The technique dramatically boosts NISQ reliability, enabling deeper quantum algorithms without additional hardware upgrades. It offers a practical, software‑level path to extend the usable depth of near‑term quantum processors.
Near‑term quantum computers, often labeled NISQ devices, are constrained by high error rates and limited qubit connectivity. Each logical interaction that spans distant qubits typically requires a chain of SWAP gates, compounding noise and eroding the overall fidelity of the computation. As quantum algorithms grow in size, especially variational quantum eigensolvers and quantum machine learning models, the routing overhead can dominate the error budget, making efficient compilation strategies essential for practical deployments.
The newly proposed pruning method tackles this challenge by quantifying the trade‑off between executing a small‑angle rotation and the fidelity loss incurred from the SWAPs needed to place the qubits correctly.

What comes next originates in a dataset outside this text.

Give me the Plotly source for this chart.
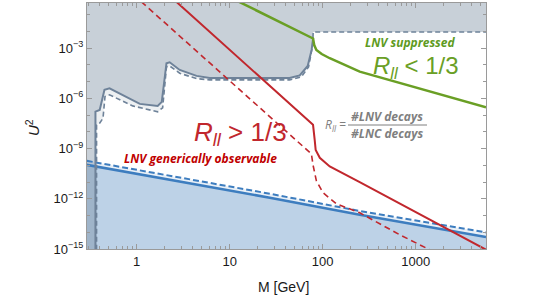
import plotly.graph_objects as go
import numpy as np

# ---- data (M in GeV, U^2) ----
gray_solid_M = [0.36, 0.36, 0.40, 0.45, 0.51, 0.906, 1.08, 1.68, 1.86, 2.09, 2.26, 2.9, 4.4, 6.1, 44, 56.6, 69, 76, 79, 79, 5700]
gray_solid_U = [1e-16, 1.6e-7, 2.0e-7, 3.2e-6, 3.9e-6, 8e-7, 4.6e-7, 3.5e-7, 6.1e-7, 1.23e-4, 1.4e-4, 4.9e-5, 2.16e-5, 1.64e-5, 1.64e-5, 2.3e-5, 8.5e-5, 7.7e-4, 4e-3, 9e-3, 9e-3]

gray_dash_M = [0.37, 0.37, 0.40, 0.434, 0.456, 0.51, 0.906, 1.68, 1.9, 2.09, 2.26, 2.9, 4.4, 6.1, 44, 59, 70.5, 78, 79, 5700]
gray_dash_U = [1e-16, 2.6e-8, 3.3e-8, 6.5e-8, 1.26e-6, 1.6e-6, 3.5e-7, 1.55e-7, 2.7e-7, 7.4e-5, 8.5e-5, 3.1e-5, 1.5e-5, 1.25e-5, 1.25e-5, 1.9e-5, 7.4e-5, 1.5e-3, 9e-3, 9e-3]

green_M = [10, 34.5, 78.7, 81, 85.5, 97.5, 119, 250, 673, 5700]
green_U = [1.08, 0.0358, 3.7e-3, 1.5e-3, 7.7e-4, 4.4e-4, 2.45e-4, 3.9e-5, 8.3e-6, 2.9e-7]

red_M = [2.7, 78.7, 82, 84, 93, 119, 250, 5700]
red_U = [0.54, 2.58e-8, 3.3e-9, 8.3e-10, 2.8e-10, 8.5e-11, 9.9e-12, 9.1e-16]

red_dash_M = [1.12, 75.5, 79, 85.5, 100.7, 140, 250, 673, 1414]
red_dash_U = [0.58, 4.8e-10, 9.3e-11, 1.18e-11, 2.3e-12, 5.0e-13, 1.46e-13, 7.1e-15, 9e-16]

blue_M = [0.29, 2.9, 27, 250, 5700]
blue_U = [1.06e-10, 1.07e-11, 1.15e-12, 1.1e-13, 5.2e-15]

blue_dash_M = [0.29, 2.9, 27, 250, 5700]
blue_dash_U = [1.84e-10, 1.78e-11, 2.0e-12, 1.85e-13, 9.8e-15]

x_tick_vals = [1, 10, 100, 1000]
x_tick_text = ["1", "10", "100", "1000"]
y_tick_vals = [1e-15, 1e-12, 1e-9, 1e-6, 1e-3]
y_tick_text = ["10<sup>−15</sup>", "10<sup>−12</sup>", "10<sup>−9</sup>", "10<sup>−6</sup>", "10<sup>−3</sup>"]

M_MIN, M_MAX = 0.29, 5700
U_FLOOR, U_CEIL = 1e-16, 10

# ---- colours ----
GRAY_LINE = "#6e8299"
BLUE_LINE = "#3d7dbf"
RED = "#c1272d"
GREEN = "#6a9f25"

fig = go.Figure()

def poly_below(M, U):
    return list(M) + [M[-1], M[0]], list(U) + [U_FLOOR, U_FLOOR]

def poly_above(M, U):
    return list(M) + [M[-1], M[0] * 0.5, M[0] * 0.5], list(U) + [U_CEIL, U_CEIL, U[0]]

# blue fills
bx, by = poly_below(blue_dash_M, blue_dash_U)
fig.add_trace(go.Scatter(x=bx, y=by, fill="toself", mode="none",
                         fillcolor="rgba(70,130,190,0.12)", hoverinfo="skip"))
bx, by = poly_below(blue_M, blue_U)
fig.add_trace(go.Scatter(x=bx, y=by, fill="toself", mode="none",
                         fillcolor="rgba(70,130,190,0.27)", hoverinfo="skip"))
# gray fills
gx, gy = poly_above(gray_dash_M, gray_dash_U)
fig.add_trace(go.Scatter(x=gx, y=gy, fill="toself", mode="none",
                         fillcolor="rgba(110,130,150,0.12)", hoverinfo="skip"))
gx, gy = poly_above(gray_solid_M, gray_solid_U)
fig.add_trace(go.Scatter(x=gx, y=gy, fill="toself", mode="none",
                         fillcolor="rgba(110,130,150,0.29)", hoverinfo="skip"))

# lines
fig.add_trace(go.Scatter(x=blue_dash_M, y=blue_dash_U, mode="lines",
                         line=dict(color=BLUE_LINE, width=2, dash="6px,3px")))
fig.add_trace(go.Scatter(x=blue_M, y=blue_U, mode="lines",
                         line=dict(color=BLUE_LINE, width=2.5)))
fig.add_trace(go.Scatter(x=gray_dash_M, y=gray_dash_U, mode="lines",
                         line=dict(color=GRAY_LINE, width=1.6, dash="5px,3px")))
fig.add_trace(go.Scatter(x=gray_solid_M[:-2], y=gray_solid_U[:-2], mode="lines",
                         line=dict(color=GRAY_LINE, width=2)))
fig.add_trace(go.Scatter(x=green_M, y=green_U, mode="lines",
                         line=dict(color=GREEN, width=2.5)))
fig.add_trace(go.Scatter(x=red_dash_M, y=red_dash_U, mode="lines",
                         line=dict(color=RED, width=1.6, dash="6px,4px")))
fig.add_trace(go.Scatter(x=red_M, y=red_U, mode="lines",
                         line=dict(color=RED, width=2)))

x_minor = [k * 10.0 ** d for d in range(-1, 4) for k in range(2, 10)]
y_minor = [10.0 ** d for d in range(-15, 0)]

AX = "#9a9a9a"
fig.update_xaxes(type="log", range=[np.log10(M_MIN) + 0.003, np.log10(M_MAX)],
                 tickvals=x_tick_vals, ticktext=x_tick_text,
                 ticks="inside", ticklen=5, tickcolor=AX, showline=True, linecolor=AX,
                 linewidth=1, mirror="allticks", showgrid=False, zeroline=False,
                 minor=dict(tickvals=x_minor, ticks="inside", ticklen=3, tickcolor=AX, showgrid=False),
                 tickfont=dict(family="Liberation Sans", size=13, color="#1a1a1a"))
fig.update_yaxes(type="log", range=[-15, -0.313],
                 tickvals=y_tick_vals, ticktext=y_tick_text,
                 ticks="inside", ticklen=5, tickcolor=AX, showline=True, linecolor=AX,
                 linewidth=1, mirror="allticks", showgrid=False, zeroline=False,
                 minor=dict(tickvals=y_minor, ticks="inside", ticklen=3, tickcolor=AX, showgrid=False),
                 tickfont=dict(family="Liberation Sans", size=13, color="#1a1a1a"))

L, R, T, B = 87, 48, 3, 51
W, H = 534, 300
pw, ph = W - L - R, H - T - B

def px(x):
    return (x - L) / pw

def py(y):
    return (H - B - y) / ph

ann = []
def add(text, x, y, size, color, family="Liberation Sans", angle=0):
    ann.append(dict(text=text, x=px(x), y=py(y), xref="paper", yref="paper",
                    showarrow=False, xanchor="center", yanchor="middle", textangle=angle,
                    font=dict(family=family, size=size, color=color)))

add("<i>U</i><sup>2</sup>", 33, 128, 15, "#1a1a1a", angle=-90)
add("M [GeV]", 283, 287, 14, "#1a1a1a")
add("<i>R<sub>ll</sub></i> &gt; 1/3", 240, 133, 26, RED)
add("<b><i>LNV generically observable</i></b>", 200, 158, 12, "#c00000", family="Open Sans")
add("<b><i>LNV suppressed</i></b>", 410, 42.5, 12, "#5e9b22", family="Open Sans")
add("<i>R<sub>ll</sub></i> &lt; 1/3", 416, 67, 24, GREEN)
add("<i>R<sub>ll</sub></i> =", 335, 125, 12, "#7f7f7f", family="Open Sans")
add("<b><i>#LNV decays</i></b>", 387, 116.5, 12, "#7f7f7f", family="Open Sans")
add("<b><i>#LNC decays</i></b>", 387, 133.5, 12, "#7f7f7f", family="Open Sans")

fig.add_shape(type="line", xref="paper", yref="paper", x0=px(348), x1=px(427),
              y0=py(125), y1=py(125), line=dict(color="#7f7f7f", width=1))

fig.update_layout(width=W, height=H, margin=dict(l=L, r=R, t=T, b=B),
                  plot_bgcolor="white", paper_bgcolor="white", showlegend=False,
                  annotations=ann)

fig.write_html("out.html", config={"displayModeBar": False},
               post_script="document.body.style.margin='0';")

Using a fidelity‑loss model that incorporates gate error rates and physical qubit distances, the compiler decides to omit a gate when its expected contribution to the final state is smaller than the noise introduced by routing. Simulated benchmarks on realistic grid architectures demonstrate up to a 48.6% reduction in two‑qubit gate count and a 47.7% boost in final‑state fidelity, outperforming traditional pruning that ignores routing costs.
Beyond the immediate performance gains, this routing‑aware approximation opens a pathway for software‑centric quantum error mitigation. By integrating directly into the compilation pipeline, developers can automatically adapt circuits to the topology of any NISQ device without manual tuning. Future work aims to extend the approach to non‑parametric gates, validate results on physical quantum hardware, and combine it with advanced routing algorithms. If widely adopted, such techniques could extend the effective depth of quantum programs, accelerating the transition from experimental prototypes to commercially viable quantum applications.